I read it, and I found the title of the article misleading. Archbishop Manuel Fernández is not a radical disenter. No one encyclical is "adequate" to express absolute truth in its fullness, and this Catholic does not give interviews and off-the-cuff comments the same weight as encyclicals themselves.
When asked about his – and Pope Francis’s – approach to morality, Fernández asserted:
1) The absolute primacy of grace and charity in Catholic moral theology.
2) The inalienable dignity of each human person, and the consequences of that.
3) The preferential option for the poor, the last, and those abandoned by society.
4) The individualistic, hedonistic and egocentric approaches to life that make the option for marriage, family and the common good difficult.
But we would be off to a bad start if we separated morality from theology.
"There’s good here, properly understood, that VS itself would affirm. But we know that a lot of heterodox and “heterodox-adjacent” positions have found their way into the Church’s public stances under the aegis of charity and human dignity. And enabled the destructive public Catholicism of figures like the Bidens and Pelosis of the world."
I disagree with that conclusion. There have always been dissenters and trouble making theologians in the Church but they do not rule the Church. Satanists are at the Vatican but they do not run the Vatican. Contrary to the opinions of radical anti-Catholics, theologians are free to think for themselves, not blindly follow the Pope. Controversies can be useful for ongoing doctrinal development. I see nothing "inadequate" with
Veritas Splendor; there is no separation with Catholic moral teaching from theology. Bidens and Pelosis of the world are very destructive, and the Church does not have a police department.

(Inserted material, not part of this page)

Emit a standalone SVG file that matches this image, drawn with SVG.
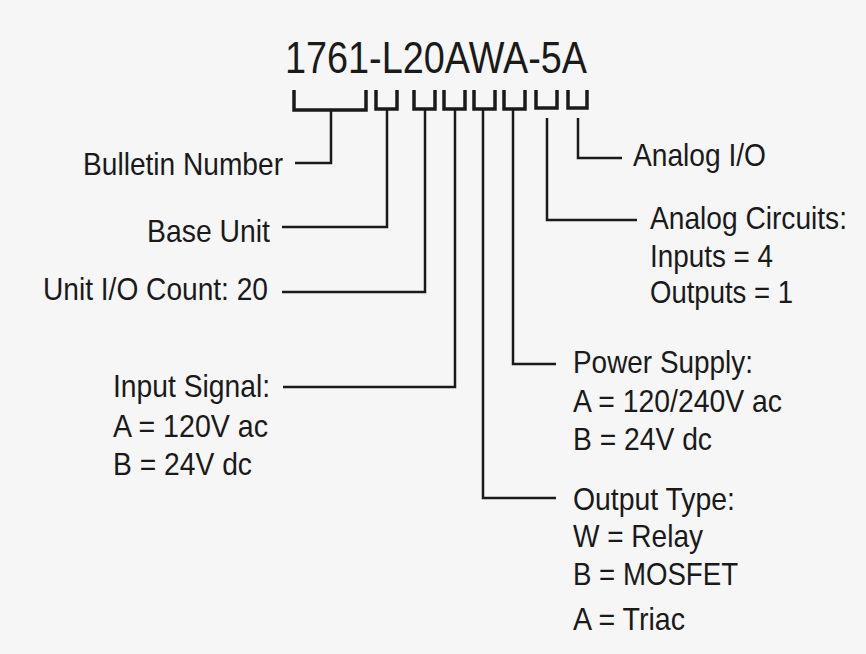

It will take 300 years to unpack and apply all of Vatican II teachings, and we may need a Vatican III before that happens. The historic Church has a self-healing mechanism and is in a constant state of renewal and reform. That's why we have encyclicals, synods and councils.
Most discussions in this forum are locked into boring 16th century politics and there is little interest in what the historic Church teaches today.